The proposal by Conservative minister Kemi Badenoch to ban under-16s from social media platforms has ignited a fierce debate about child safety, corporate responsibility, and the toxic nature of the online world. While the instinct to protect young minds from documented harms is understandable, many argue the policy dangerously misdiagnoses the problem.
The Undeniable Harms Facing Young Users
The case for intervention is stark. Since the tragic death of 14-year-old Molly Russell in 2017, linked to suicide and self-harm content online, the damaging effects of social media on youth mental health have been widely recognised yet inadequately tackled. Many platforms are engineered to exploit adolescent psychology, spurring anxiety, self-doubt, and a relentless focus on body image through a life lived in selfies.
Features like location services allow real-time exclusion anxiety, while the pressure to maintain 'streaks' of communication can torch friendships over a slow reply. The recent revelation that AI tools like Grok can generate sexualised images of children underscores a regulatory landscape failing to keep pace with technological threats.
Why Banning Teens is Not the Answer
Critics, including Guardian columnist Zoe Williams, point to two fundamental flaws in Badenoch's approach. First, it absurdly places the burden of solving a corporate-created crisis onto the individual child or parent. If a platform profits by promoting radical misogyny or self-harm methodologies, it is not a 12-year-old's responsibility to fix this by abandoning their phone.

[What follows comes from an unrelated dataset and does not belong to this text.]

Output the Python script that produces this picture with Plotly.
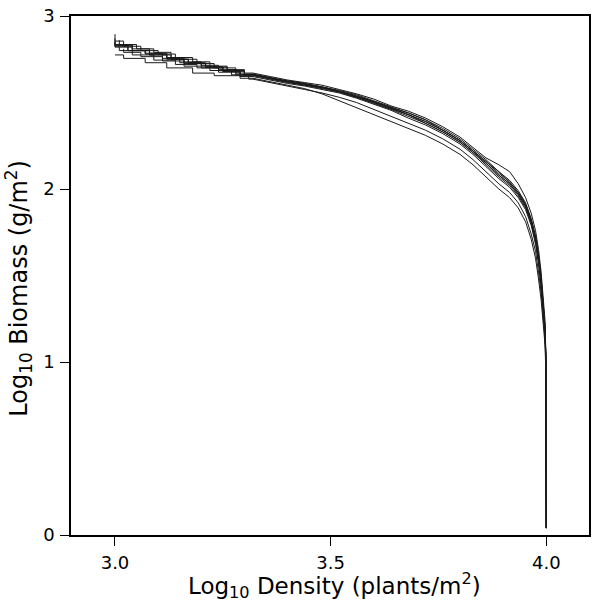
import plotly.graph_objects as go

# Shared log10 density grid for the smooth (self-thinning) part of every run
X_MAIN = [4.000, 4.000, 3.999, 3.997, 3.993, 3.988, 3.982, 3.975, 3.965, 3.952,
          3.935, 3.915, 3.890, 3.860, 3.830, 3.800, 3.760, 3.720, 3.680, 3.640,
          3.600, 3.560, 3.520, 3.480, 3.440, 3.400, 3.360, 3.320]

# log10 biomass of each simulated run on X_MAIN
Y_A = [0.04, 0.80, 1.00, 1.18, 1.32, 1.45, 1.58, 1.70, 1.80, 1.89, 1.96, 2.02, 2.07, 2.14,
       2.21, 2.27, 2.33, 2.38, 2.42, 2.46, 2.495, 2.53, 2.56, 2.58, 2.60, 2.615, 2.635, 2.655]
Y_B = [0.05, 0.82, 1.03, 1.21, 1.36, 1.49, 1.62, 1.73, 1.83, 1.92, 1.99, 2.05, 2.10, 2.17,
       2.23, 2.29, 2.35, 2.40, 2.44, 2.475, 2.51, 2.545, 2.57, 2.59, 2.61, 2.625, 2.645, 2.665]
Y_C = [0.04, 0.84, 1.05, 1.24, 1.39, 1.52, 1.65, 1.76, 1.86, 1.95, 2.03, 2.10, 2.14, 2.18,
       2.24, 2.30, 2.36, 2.41, 2.45, 2.48, 2.52, 2.55, 2.575, 2.60, 2.615, 2.63, 2.65, 2.67]
Y_D = [0.04, 0.76, 0.94, 1.10, 1.23, 1.36, 1.48, 1.60, 1.71, 1.81, 1.89, 1.95, 2.00, 2.07,
       2.14, 2.20, 2.26, 2.31, 2.35, 2.39, 2.43, 2.47, 2.51, 2.55, 2.58, 2.60, 2.62, 2.64]
Y_E = [0.04, 0.78, 0.97, 1.14, 1.27, 1.40, 1.52, 1.64, 1.74, 1.84, 1.92, 1.98, 2.03, 2.10,
       2.17, 2.23, 2.29, 2.34, 2.38, 2.42, 2.46, 2.50, 2.53, 2.555, 2.575, 2.595, 2.615, 2.635]
Y_F = [0.04, 0.81, 1.01, 1.19, 1.33, 1.47, 1.60, 1.71, 1.81, 1.90, 1.97, 2.03, 2.08, 2.15,
       2.22, 2.28, 2.34, 2.39, 2.43, 2.465, 2.50, 2.535, 2.565, 2.585, 2.605, 2.62, 2.64, 2.66]
Y_G = [0.04, 0.79, 0.99, 1.17, 1.31, 1.44, 1.57, 1.68, 1.79, 1.88, 1.95, 2.01, 2.06, 2.13,
       2.20, 2.26, 2.32, 2.37, 2.41, 2.455, 2.49, 2.525, 2.555, 2.575, 2.595, 2.61, 2.63, 2.65]
Y_H = [0.04, 0.83, 1.02, 1.20, 1.35, 1.48, 1.61, 1.72, 1.82, 1.91, 1.98, 2.04, 2.09, 2.16,
       2.22, 2.28, 2.34, 2.40, 2.44, 2.47, 2.505, 2.54, 2.565, 2.59, 2.61, 2.625, 2.64, 2.66]
Y_I = [0.04, 0.80, 1.00, 1.19, 1.33, 1.46, 1.59, 1.71, 1.81, 1.90, 1.97, 2.03, 2.08, 2.15,
       2.21, 2.27, 2.33, 2.38, 2.43, 2.465, 2.50, 2.53, 2.56, 2.585, 2.60, 2.62, 2.64, 2.66]
Y_J = [0.04, 0.81, 1.02, 1.20, 1.34, 1.47, 1.60, 1.72, 1.82, 1.91, 1.98, 2.04, 2.10, 2.16,
       2.22, 2.28, 2.34, 2.39, 2.43, 2.47, 2.505, 2.535, 2.565, 2.59, 2.605, 2.62, 2.64, 2.66]

# Stepped tails at low density (individual deaths / growth)
TX_A = [3.29, 3.29, 3.25, 3.25, 3.21, 3.21, 3.17, 3.17, 3.12, 3.12, 3.08, 3.08, 3.04, 3.04, 3.00, 3.00]
TY_A = [2.655, 2.685, 2.685, 2.705, 2.705, 2.725, 2.725, 2.75, 2.75, 2.775, 2.775, 2.80, 2.80, 2.82, 2.82, 2.845]
TX_B = [3.30, 3.30, 3.26, 3.26, 3.22, 3.22, 3.18, 3.18, 3.13, 3.13, 3.09, 3.09, 3.05, 3.05, 3.01, 3.01]
TY_B = [2.665, 2.69, 2.69, 2.71, 2.71, 2.735, 2.735, 2.76, 2.76, 2.79, 2.79, 2.81, 2.81, 2.835, 2.835, 2.86]
TX_C = [3.28, 3.28, 3.23, 3.23, 3.19, 3.19, 3.14, 3.14, 3.10, 3.10, 3.06, 3.06, 3.02, 3.02, 3.00, 3.00]
TY_C = [2.67, 2.70, 2.70, 2.725, 2.725, 2.75, 2.75, 2.78, 2.78, 2.80, 2.80, 2.825, 2.825, 2.855, 2.855, 2.895]
TX_D = [3.29, 3.29, 3.23, 3.23, 3.18, 3.18, 3.12, 3.12, 3.07, 3.07, 3.02, 3.02, 3.00]
TY_D = [2.64, 2.655, 2.655, 2.67, 2.67, 2.70, 2.70, 2.73, 2.73, 2.755, 2.755, 2.775, 2.775]
TX_E = [3.31, 3.31, 3.27, 3.27, 3.22, 3.22, 3.16, 3.16, 3.11, 3.11, 3.06, 3.06, 3.02, 3.02]
TY_E = [2.635, 2.66, 2.66, 2.685, 2.685, 2.71, 2.71, 2.74, 2.74, 2.765, 2.765, 2.79, 2.79, 2.81]
TX_F = [3.30, 3.30, 3.25, 3.25, 3.20, 3.20, 3.15, 3.15, 3.11, 3.11, 3.07, 3.07, 3.03, 3.03, 3.00, 3.00]
TY_F = [2.66, 2.68, 2.68, 2.70, 2.70, 2.73, 2.73, 2.755, 2.755, 2.785, 2.785, 2.80, 2.80, 2.825, 2.825, 2.85]
TX_G = [3.29, 3.29, 3.24, 3.24, 3.19, 3.19, 3.14, 3.14, 3.09, 3.09, 3.04, 3.04, 3.01, 3.01]
TY_G = [2.65, 2.675, 2.675, 2.70, 2.70, 2.72, 2.72, 2.745, 2.745, 2.775, 2.775, 2.80, 2.80, 2.82]
TX_H = [3.28, 3.28, 3.24, 3.24, 3.20, 3.20, 3.16, 3.16, 3.12, 3.12, 3.08, 3.08, 3.04, 3.04, 3.00, 3.00]
TY_H = [2.66, 2.69, 2.69, 2.715, 2.715, 2.735, 2.735, 2.76, 2.76, 2.785, 2.785, 2.81, 2.81, 2.835, 2.835, 2.87]
TX_I = [3.29, 3.29, 3.25, 3.25, 3.21, 3.21, 3.16, 3.16, 3.12, 3.12, 3.07, 3.07, 3.03, 3.03, 3.00, 3.00]
TY_I = [2.66, 2.68, 2.68, 2.705, 2.705, 2.725, 2.725, 2.755, 2.755, 2.78, 2.78, 2.80, 2.80, 2.83, 2.83, 2.855]
TX_J = [3.30, 3.30, 3.26, 3.26, 3.21, 3.21, 3.17, 3.17, 3.13, 3.13, 3.08, 3.08, 3.04, 3.04, 3.01, 3.01]
TY_J = [2.66, 2.685, 2.685, 2.705, 2.705, 2.73, 2.73, 2.75, 2.75, 2.775, 2.775, 2.80, 2.80, 2.83, 2.83, 2.84]

RUNS = [(Y_A, TX_A, TY_A), (Y_B, TX_B, TY_B), (Y_C, TX_C, TY_C), (Y_D, TX_D, TY_D),
        (Y_E, TX_E, TY_E), (Y_F, TX_F, TY_F), (Y_G, TX_G, TY_G), (Y_H, TX_H, TY_H),
        (Y_I, TX_I, TY_I), (Y_J, TX_J, TY_J)]

X_TICKS = [3.0, 3.5, 4.0]
X_TICK_LABELS = ["3.0", "3.5", "4.0"]
Y_TICKS = [0, 1, 2, 3]
Y_TICK_LABELS = ["0", "1", "2", "3"]
X_TITLE = "Log<sub>10</sub> Density (plants/m<sup>2</sup>)"
Y_TITLE = "Log<sub>10</sub> Biomass (g/m<sup>2</sup>)"

FONT = "DejaVu Sans"

fig = go.Figure()
for ym, tx, ty in RUNS:
    fig.add_trace(go.Scatter(
        x=X_MAIN + tx, y=ym + ty, mode="lines",
        line=dict(color="#1a1a1a", width=1), showlegend=False, hoverinfo="skip"))

fig.update_layout(
    width=596, height=614,
    margin=dict(l=71, r=5, t=13, b=79),
    paper_bgcolor="white", plot_bgcolor="white",
    font=dict(family=FONT, color="black"),
    annotations=[
        dict(text=X_TITLE, xref="paper", yref="paper", x=0.508, y=-0.097,
             xanchor="center", yanchor="middle", showarrow=False,
             font=dict(size=23, family=FONT)),
        dict(text=Y_TITLE, xref="paper", yref="paper", x=-0.102, y=0.475,
             xanchor="center", yanchor="middle", showarrow=False, textangle=-90,
             font=dict(size=24, family=FONT)),
    ],
)
fig.update_xaxes(
    range=[2.898, 4.099], tickvals=X_TICKS, ticktext=X_TICK_LABELS,
    ticks="outside", ticklen=9, tickwidth=1, tickcolor="black",
    showline=True, linecolor="black", linewidth=1.5, mirror=True,
    showgrid=False, zeroline=False, ticklabelstandoff=2,
    tickfont=dict(size=18, family=FONT),
)
fig.update_yaxes(
    range=[0, 3], tickvals=Y_TICKS, ticktext=Y_TICK_LABELS,
    ticks="outside", ticklen=9, tickwidth=1, tickcolor="black",
    showline=True, linecolor="black", linewidth=1.5, mirror=True,
    showgrid=False, zeroline=False, ticklabelstandoff=2,
    tickfont=dict(size=18, family=FONT),
)

fig.write_html("out.html")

Demanding parental controls and screen limits asks families to fill a moral void created by late-capitalist tech giants focused solely on shareholder returns. Government action is needed, but it must target the source: the platforms' business models and algorithms, not their youngest users.
The Older Generations Fuelling the Toxicity
Secondly, the debate becomes perverse when it focuses solely on the young. The most prolific spreaders of misinformation and conspiracy theories online are often not teenagers. An analysis of data from Amnesty and others, cited by Williams, named prominent UK-based super-spreaders including Nigel Farage, Laurence Fox, Julia Hartley-Brewer, and Katie Hopkins.
None are under 16; they are Gen X miscreants and boomers whose content pollutes the informational ecosystem for everyone. Any effective strategy for online safety must reckon with how these older, influential figures manipulate and are manipulated by the same networks.
The asymmetry is glaring: society panics over a nine-year-old walking to school, yet allows tech firms with a proven record of causing emotional distress unfettered access to children's bedrooms. A ban on under-16s is a tempting soundbite, but it risks being another 'second-order issue' that distracts from holding both corporations and adult bad actors accountable for the digital world they have created.